As the documentation states and Adonis already mentions this, a write can only be performed by one thread at a time. You won't achieve performance gains through concurreny, moreover, you should only worry about performance if it's an actual issue, because writing concurrently to a disk may actually degrade your performance (probably less for SSDs than HDDs).
The underlying media is in most cases (SSD, HDD, Network) single-threaded - actually, there is no such thing as a thread on hardware level, threads are nothing but an abstraction.

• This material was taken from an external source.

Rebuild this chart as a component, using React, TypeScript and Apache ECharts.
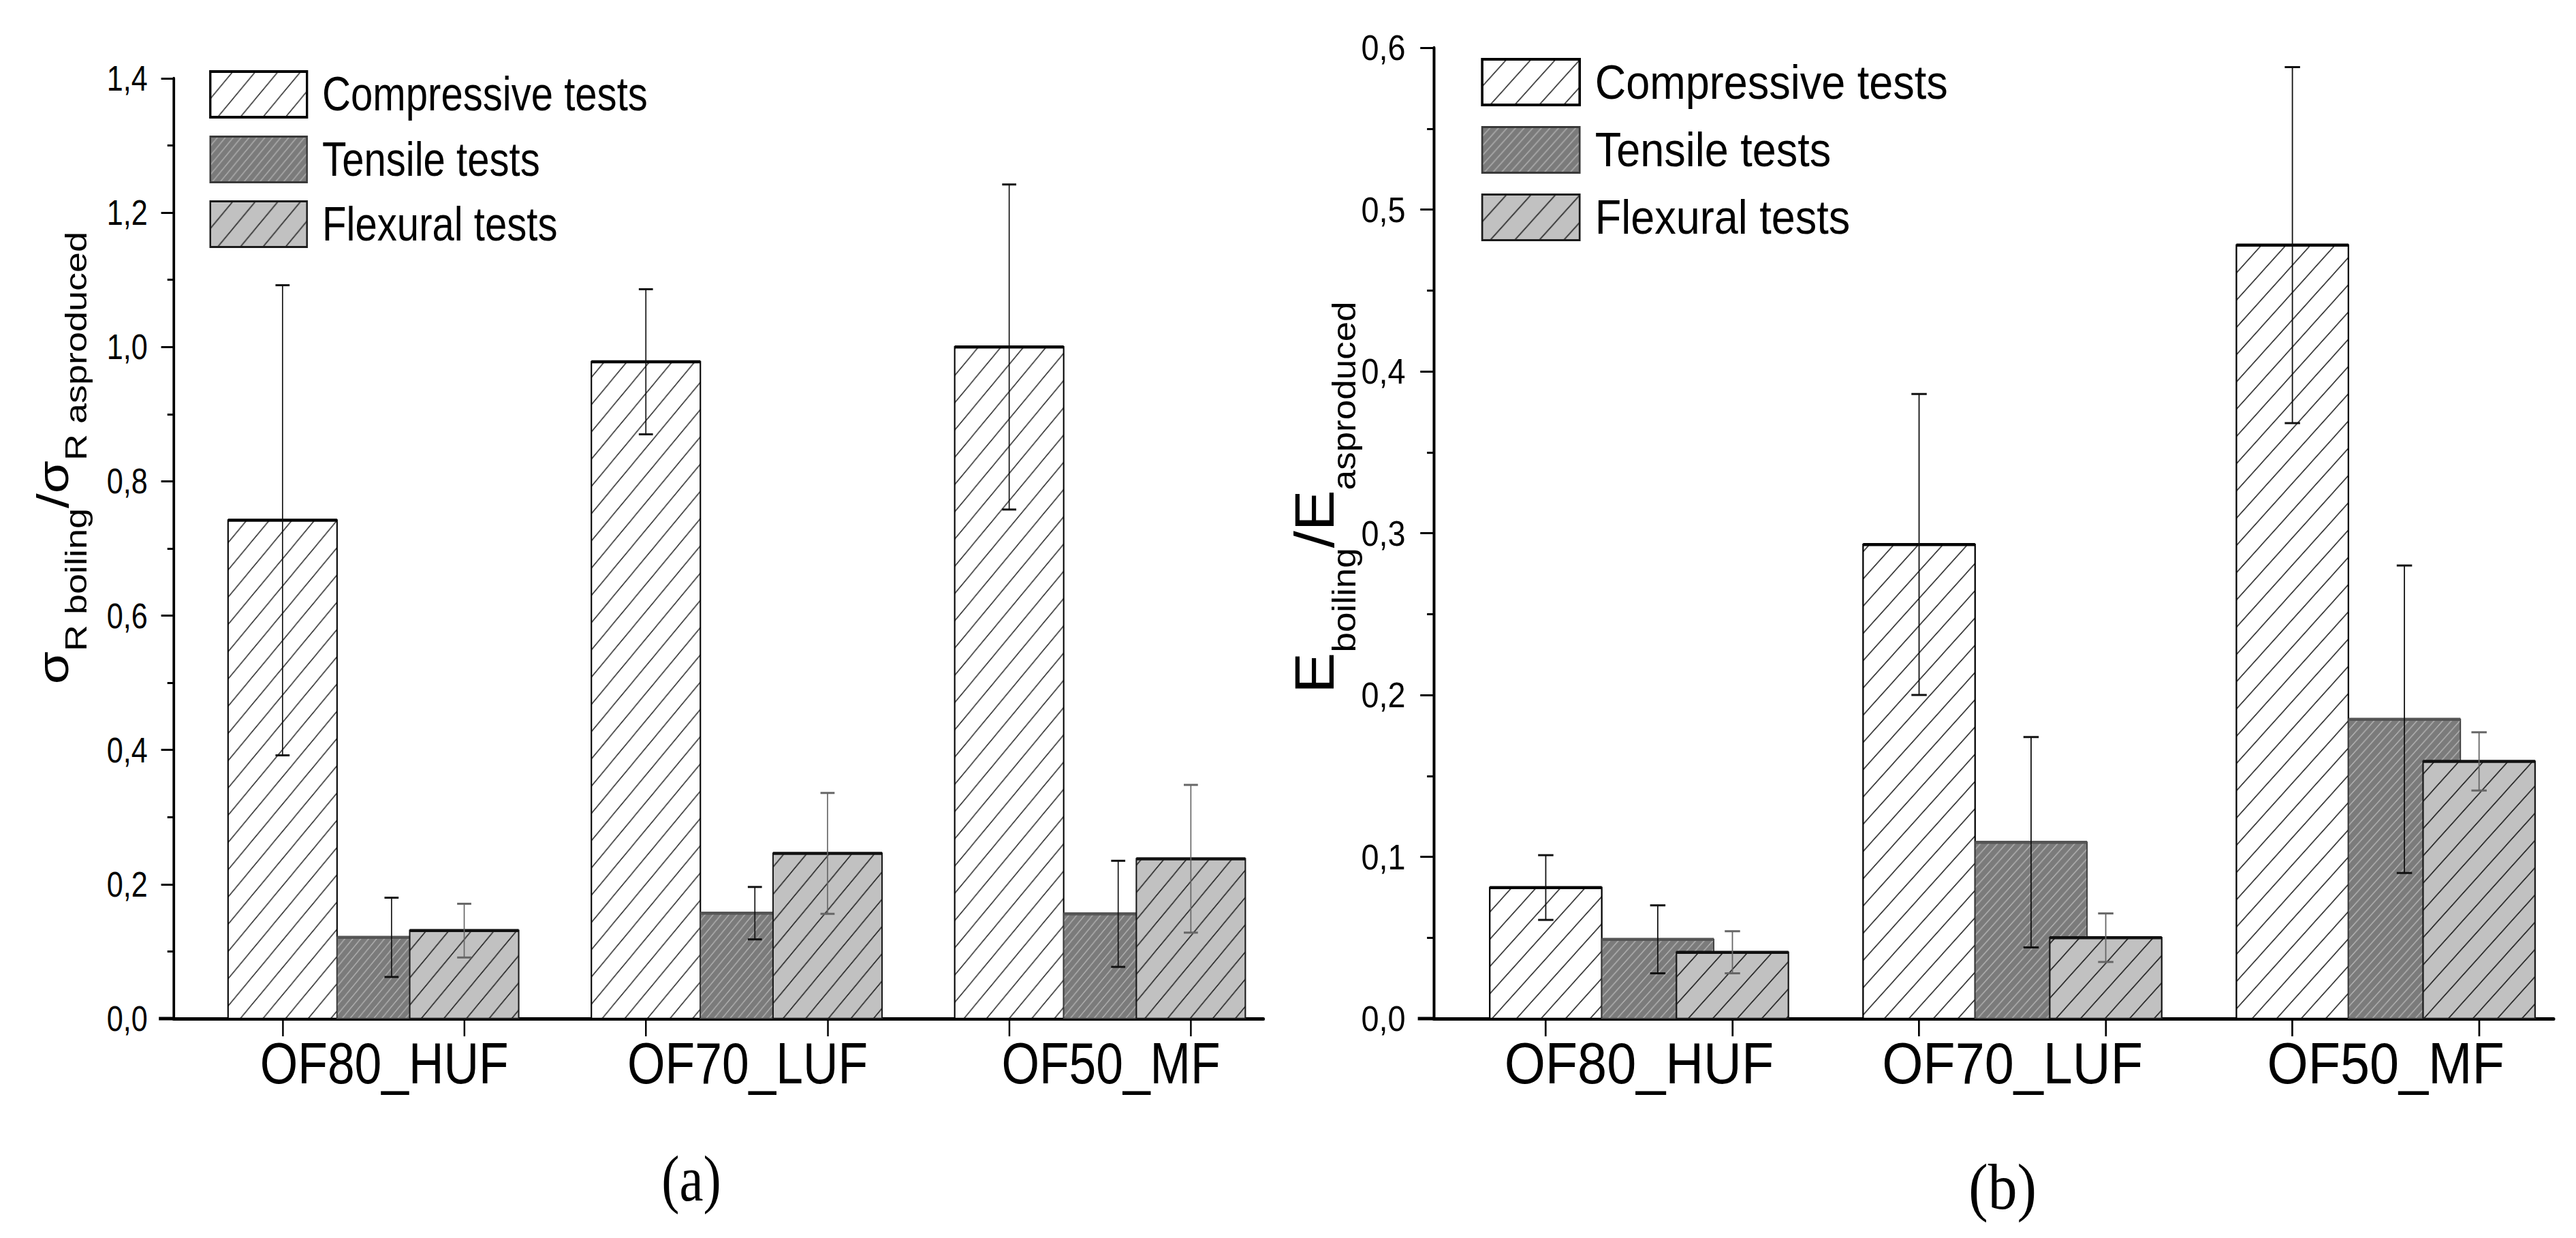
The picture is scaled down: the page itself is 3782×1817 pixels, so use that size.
import React, { useEffect, useRef } from "react";
import * as echarts from "echarts";

// ---------- data ----------
const categories = ["OF80_HUF", "OF70_LUF", "OF50_MF"];
const seriesNames = ["Compressive tests", "Tensile tests", "Flexural tests"];

// (a) sigma_R boiling / sigma_R asproduced
const compStrength = [0.742, 0.978, 1.0];
const compStrengthErr = [0.35, 0.108, 0.242];
const tensStrength = [0.121, 0.157, 0.156];
const tensStrengthErr = [0.059, 0.039, 0.079];
const flexStrength = [0.131, 0.246, 0.238];
const flexStrengthErr = [0.04, 0.09, 0.11];

// (b) E boiling / E asproduced
const compModulus = [0.081, 0.293, 0.478];
const compModulusErr = [0.02, 0.093, 0.11];
const tensModulus = [0.049, 0.109, 0.185];
const tensModulusErr = [0.021, 0.065, 0.095];
const flexModulus = [0.041, 0.05, 0.159];
const flexModulusErr = [0.013, 0.015, 0.018];

const yLabelsA = ["0,0", "0,2", "0,4", "0,6", "0,8", "1,0", "1,2", "1,4"];
const yLabelsB = ["0,0", "0,1", "0,2", "0,3", "0,4", "0,5", "0,6"];

// ---------- layout ----------
const H = 1817;
const FONT = "'Liberation Sans', Arial, Helvetica, sans-serif";
const SERIF = "'Liberation Serif', 'DejaVu Serif', serif";
const GROUP_START = [1, 3, 5];
const OFFSETS = [0, 0.6, 1.0];
const BAR_W = 0.6;
const TICKS_X = [1, 2, 3, 4, 5, 6];

// panel A (left) and panel B (right) are horizontally squashed differently
const PANEL_A = { left: 0, width: 1880, sx: 0.83 };
const PANEL_B = { left: 1880, width: 1902, sx: 0.9 };

function makeHatch(size: number, bg: string, line: string, lw: number) {
  const c = document.createElement("canvas");
  c.width = size;
  c.height = size;
  const ctx = c.getContext("2d")!;
  ctx.fillStyle = bg;
  ctx.fillRect(0, 0, size, size);
  ctx.strokeStyle = line;
  ctx.lineWidth = lw;
  ctx.beginPath();
  for (const k of [0, 1, 2]) {
    const s = size * k;
    ctx.moveTo(s - size - 4, size + 4);
    ctx.lineTo(s + 4, -4);
  }
  ctx.stroke();
  return { image: c.toDataURL(), repeat: "repeat", imageWidth: size, imageHeight: size } as any;
}

type PanelCfg = {
  grid: { left: number; top: number; width: number; height: number };
  yMax: number;
  yInterval: number;
  yLabels: string[];
  labelOff: number;
  values: number[][];
  errors: number[][];
  legend: { left: number; top: number; iconW: number; gap: number; textPad: number };
  title: { x: number; y: number; text: string; big: number; sub: number; lh: number };
  tag: { x: number; y: number; text: string };
};

function buildOption(cfg: PanelCfg) {
  const patComp = makeHatch(40, "#ffffff", "#2a2a2a", 1.6);
  const patTens = makeHatch(14, "#7b7b7b", "#b8b8b8", 1.4);
  const patFlex = makeHatch(40, "#c1c1c1", "#1e1e1e", 1.6);

  const styles = [
    { fill: patComp, stroke: "#000", lw: 2.5, top: "#000", err: "#111" },
    { fill: patTens, stroke: "#3a3a3a", lw: 2, top: "#555", err: "#111" },
    { fill: patFlex, stroke: "#1a1a1a", lw: 2.5, top: "#111", err: "#666" },
  ];

  const mk = (si: number) => {
    const st = styles[si];
    const vals = cfg.values[si];
    const errs = cfg.errors[si];
    return {
      type: "custom",
      name: seriesNames[si],
      data: vals.map((v, i) => [GROUP_START[i] + OFFSETS[si], v, errs[i]]),
      encode: { x: 0, y: 1 },
      itemStyle: { color: st.fill, borderColor: st.stroke, borderWidth: st.lw },
      renderItem: (params: any, api: any) => {
        const x = api.value(0);
        const v = api.value(1);
        const e = api.value(2);
        const tl = api.coord([x - BAR_W / 2, v]);
        const br = api.coord([x + BAR_W / 2, 0]);
        const top = api.coord([x, v + e]);
        const bot = api.coord([x, v - e]);
        const cap = 12.5;
        return {
          type: "group",
          children: [
            {
              type: "rect",
              shape: { x: tl[0], y: tl[1], width: br[0] - tl[0], height: br[1] - tl[1] },
              style: { fill: st.fill, stroke: st.stroke, lineWidth: st.lw },
            },
            {
              type: "line",
              shape: { x1: tl[0], y1: tl[1], x2: br[0], y2: tl[1] },
              style: { stroke: st.top, lineWidth: 4.5 },
            },
            {
              type: "line",
              shape: { x1: top[0], y1: top[1], x2: bot[0], y2: bot[1] },
              style: { stroke: st.err, lineWidth: 2 },
            },
            {
              type: "line",
              shape: { x1: top[0] - cap, y1: top[1], x2: top[0] + cap, y2: top[1] },
              style: { stroke: st.err, lineWidth: 3 },
            },
            {
              type: "line",
              shape: { x1: bot[0] - cap, y1: bot[1], x2: bot[0] + cap, y2: bot[1] },
              style: { stroke: st.err, lineWidth: 3 },
            },
          ],
        };
      },
    };
  };

  const legendData = seriesNames.map((n, i) => ({
    name: n,
    itemStyle: { color: styles[i].fill, borderColor: styles[i].stroke, borderWidth: i === 0 ? 4 : 3 },
  }));

  const g = cfg.grid;
  const axisY = g.top + g.height;

  return {
    animation: false,
    backgroundColor: "#fff",
    grid: { left: g.left, top: g.top, width: g.width, height: g.height },
    xAxis: {
      type: "value",
      min: 0.4,
      max: 6.4,
      splitLine: { show: false },
      axisLine: { show: true, onZero: false, lineStyle: { color: "#000", width: 5 } },
      axisTick: { show: true, customValues: TICKS_X, length: 26, lineStyle: { color: "#000", width: 3 } },
      axisLabel: {
        customValues: GROUP_START.map((s) => s + cfg.labelOff),
        formatter: (v: number) => categories[Math.round((v - cfg.labelOff - 1) / 2)] ?? "",
        fontSize: 86,
        color: "#000",
        fontFamily: FONT,
        margin: 22,
      },
    },
    yAxis: {
      type: "value",
      min: 0,
      max: cfg.yMax,
      interval: cfg.yInterval,
      splitLine: { show: false },
      axisLine: { show: true, lineStyle: { color: "#000", width: 4.5 } },
      axisTick: { show: true, length: 22, lineStyle: { color: "#000", width: 3 } },
      minorTick: { show: true, splitNumber: 2, length: 11, lineStyle: { color: "#000", width: 3 } },
      axisLabel: {
        formatter: (v: number) => cfg.yLabels[Math.round(v / cfg.yInterval)] ?? "",
        fontSize: 52,
        color: "#000",
        fontFamily: FONT,
        margin: 46,
      },
    },
    legend: {
      orient: "vertical",
      left: cfg.legend.left,
      top: cfg.legend.top,
      itemWidth: cfg.legend.iconW,
      itemHeight: 67,
      itemGap: cfg.legend.gap,
      icon: "rect",
      selectedMode: false,
      textStyle: {
        fontSize: 70,
        color: "#000",
        fontFamily: FONT,
        padding: [0, 0, 0, cfg.legend.textPad],
        lineHeight: 67,
      },
      data: legendData,
    },
    series: [mk(0), mk(1), mk(2)],
    graphic: [
      {
        type: "line",
        shape: { x1: g.left - 26, y1: axisY, x2: g.left, y2: axisY },
        style: { stroke: "#000", lineWidth: 5 },
      },
      {
        type: "text",
        x: cfg.title.x,
        y: cfg.title.y,
        rotation: Math.PI / 2,
        style: {
          text: cfg.title.text,
          align: "center",
          verticalAlign: "middle",
          rich: {
            s: { fontSize: cfg.title.big, lineHeight: cfg.title.lh, fontFamily: FONT, fill: "#000" },
            sub: {
              fontSize: cfg.title.sub,
              lineHeight: cfg.title.sub,
              verticalAlign: "bottom",
              fontFamily: FONT,
              fill: "#000",
            },
          },
        },
      },
      {
        type: "text",
        x: cfg.tag.x,
        y: cfg.tag.y,
        style: {
          text: cfg.tag.text,
          align: "center",
          verticalAlign: "middle",
          fontSize: 95,
          fontFamily: SERIF,
          fill: "#000",
        },
      },
    ],
  };
}

const cfgA: PanelCfg = {
  grid: { left: 307, top: 115, width: 1928, height: 1380 },
  yMax: 1.4,
  yInterval: 0.2,
  yLabels: yLabelsA,
  labelOff: 0.56,
  values: [compStrength, tensStrength, flexStrength],
  errors: [compStrengthErr, tensStrengthErr, flexStrengthErr],
  legend: { left: 365, top: 98, iconW: 171, gap: 25, textPad: 22 },
  title: {
    x: 93,
    y: 672,
    text: "{s|σ}{sub|R boiling}{s|/}{s|σ}{sub|R asproduced}",
    big: 78,
    sub: 54,
    lh: 136,
  },
  tag: { x: 1223, y: 1730, text: "(a)" },
};

const cfgB: PanelCfg = {
  grid: { left: 250, top: 70, width: 1827, height: 1425 },
  yMax: 0.6,
  yInterval: 0.1,
  yLabels: yLabelsB,
  labelOff: 0.5,
  values: [compModulus, tensModulus, flexModulus],
  errors: [compModulusErr, tensModulusErr, flexModulusErr],
  legend: { left: 322, top: 80, iconW: 159, gap: 29, textPad: 20 },
  title: {
    x: 55,
    y: 730,
    text: "{s|E}{sub|boiling}{s|/}{s|E}{sub|asproduced}",
    big: 90,
    sub: 53,
    lh: 150,
  },
  tag: { x: 1178, y: 1742, text: "(b)" },
};

function Panel({ cfg, panel }: { cfg: PanelCfg; panel: { left: number; width: number; sx: number } }) {
  const ref = useRef<HTMLDivElement>(null);
  useEffect(() => {
    if (!ref.current) return;
    const chart = echarts.init(ref.current, null, { renderer: "svg" });
    chart.setOption(buildOption(cfg) as any);
    return () => chart.dispose();
  }, [cfg]);
  const w = Math.round(panel.width / panel.sx);
  return (
    <div
      style={{
        position: "absolute",
        left: panel.left,
        top: 0,
        width: panel.width,
        height: H,
        overflow: "hidden",
      }}
    >
      <div
        ref={ref}
        style={{ width: w, height: H, transform: `scaleX(${panel.sx})`, transformOrigin: "0 0" }}
      />
    </div>
  );
}

export default function App() {
  return (
    <div
      style={{
        position: "absolute",
        left: 0,
        top: 0,
        width: 3782,
        height: H,
        overflow: "hidden",
        background: "#fff",
      }}
    >
      <Panel cfg={cfgA} panel={PANEL_A} />
      <Panel cfg={cfgB} panel={PANEL_B} />
    </div>
  );
}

In your case the media is an SSD.
While the SSD internally may write data to multiple modules concurrently ( they may reach a level of parallism where writes may be as fast and even outperform a read), the internal mapping datastructures are shared resource and therefore contended, especially on frequent updates such as concurrent writes. Nevertheless, the updates of this datastructure is quite fast and therefore nothing to worry about unless it becomes a problem.
But apart from this, those are just internals of the SSD. On the outside you communicate over a Serial ATA interface, thus one-byte-at-a-time (actually packets in a Frame Information Structure, FIS). On top of this is a OS/Filesystem that again has a probably contended datastructure and/or applies their own means of optimization such as write-behind-caching.
Further, as you know what your media is, you may optimize especially for that and SSDs are really fast when one single threads writes a large piece of data.
Thus, instead of using multiple threads for writing, you may create a large In-Memory Buffer (probably consider a memory-mapped file) and write concurrently into this buffer. The memory itself is not contended, as long as you ensure each thread access it's own address space of the buffer. Once all threads are done, you write this one buffer to the SSD (not needed if using memory-mapped file).
See also this good summary about developing for SSDs:
A Summary – What every programmer should know about solid-state drives
The point for doing pre-allocation (or to be more precise, file_.setLength()
, which acutally maps to ftruncate
) is that the resizing of the file may use extra-cycles and you may wan't to avoid that. But again, this may depend on the OS/Filesystem.